Making Your Home More Musical

Here are a few ideas for home–a lot depends on the age of the child, so some will apply better to different ages. Basically, just as elementary school teachers suggest “littering your house with books” to encourage young children’s reading and enjoyment of reading, I would say, “litter your house with music”! That is, put it all around your whole family, so it becomes an important part of your everyday life.

–Use your home materials; use your family activity book for ideas to do at home; do the “homework” projects in Kindermusik Imagine That! (ages 3.5-5 years) and the at-home activities in Kindermusik of the Young Child (ages 5-7 years); practice with your child so s/he can feel successful in class

–Sing, dance, and play music at home–often–Kindermusik CDs, other good children’s music, your own favorite “family appropriate” singers and musicians. Make it a fun part of your family’s day.

–Listen to a wide variety of music–classical, folk, country, jazz, a bit of rock and pop (o.k. can you see my bias showing), music from other countries. Borrow some CDs from the library with out-of-the-
ordinary music to find out what you and your family like.

–Keep a “music basket” with your egg shakers, zig zag blocks, fiddlesticks, resonator bars, slide whistles, drums, tambourines, etc., etc., etc. in it. Put it in the same room with a CD player so it’s easy to put on some music and march, dance, and play–often. Try to avoid the temptation to ask your children to “not make so much noise” 🙂 Of course, some instruments, like slide whistles and loud drums, make great basement and outdoor “parade” instruments!

–When you get to Kindermusik Imagine That and KIndermusik for the Young Child, keep your child’s current instrument and bag very handy for them to get out. Yes, sometimes that means you’ll get to class without your slide whistle, drum, book, folder, or glockenspiel–but so much better to actually use them during the week- -and your child can share with a friend or use a spare from her teacher in class.

–If you–Mom or Dad–play an instrument, play it for and with your child. Doesn’t matter if you played it in junior high years ago and it’s been in the attic since then. Children enjoy hearing it because A–it’s a real instrument, not just the sound of one on CD, and B–it’s Mom or Dad playing it. Ask other family members to share whatever they may play–maybe Grandpa plays a bit of piano, Grandma plays the accordian, or Uncle Joe plays the balilaika (or whatever 🙂 ). It’s a great way to share your family’s culture and history as
well as music, and often others will not think anyone would want to hear them unless they’re asked.

–If you have older children, or older cousins, have a family music night where everybody plays something–whatever instrument they’re learning to play, or sing a song. Have everybody join in for a sing-a-long and/or “family jam” with all those instruments from the music basket.

–If you have relatives and friends with older children, go to some middle school and high school concerts.
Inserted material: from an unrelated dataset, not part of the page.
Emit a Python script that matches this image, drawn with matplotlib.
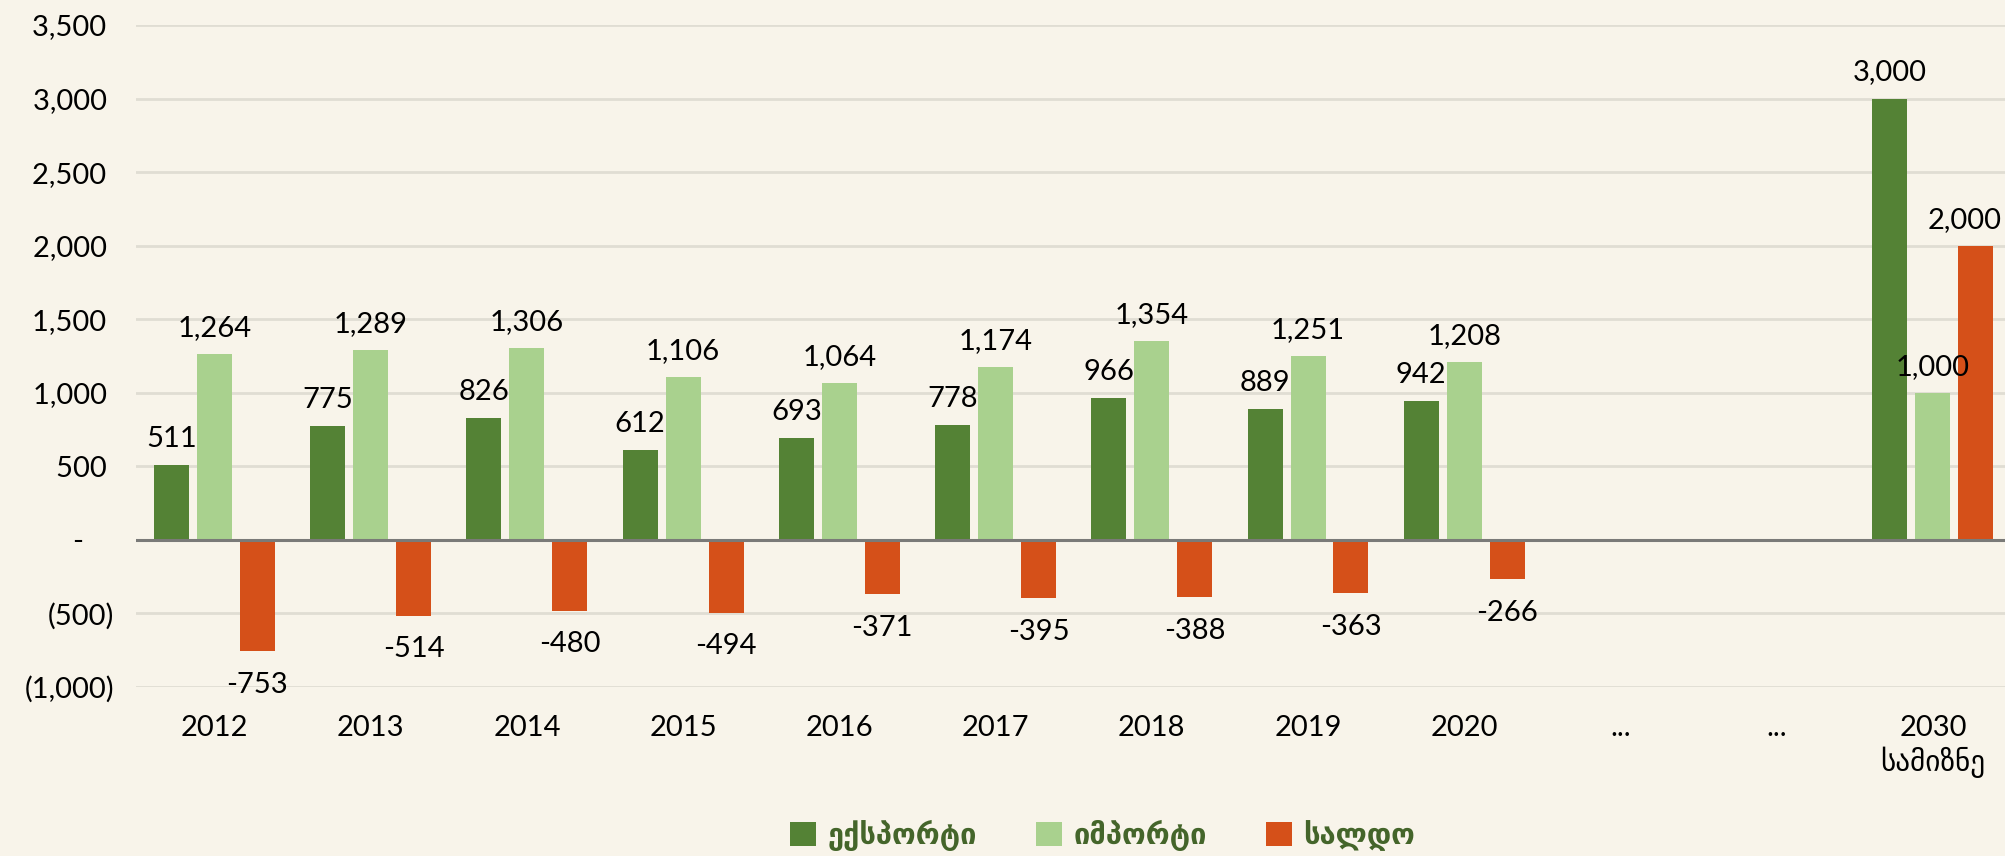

They’re cheap, usually free, and children can see others who are still learning to play and sing. High school musicians are often very accomplished already. Find out what your local high school is performing for a spring play or musical. Look for local productions of ballet, like The Nutcracker at Christmastime.

–Look for family concerts and events in your area. I know this is harder in smaller communities, but maybe sometimes make it a special event on a trip to a larger city. Orchestras, bands, choirs, parades, theater, ballet, puppet shows, children’s performers, summer concerts in the park…the list is almost endless.

–If you’re not ready to invest in a piano, look for an electronic keyboard–one that is more than a kids’ toy without being a huge investment. Put in in a place where your child can easily play it (not “play with it”) and explore it–simply expect them to treat it kindly and gently (playing with fingers, not fists or feet). You could even consider looking for a used child-size violin or guitar–not to start lessons on it, just to explore and play.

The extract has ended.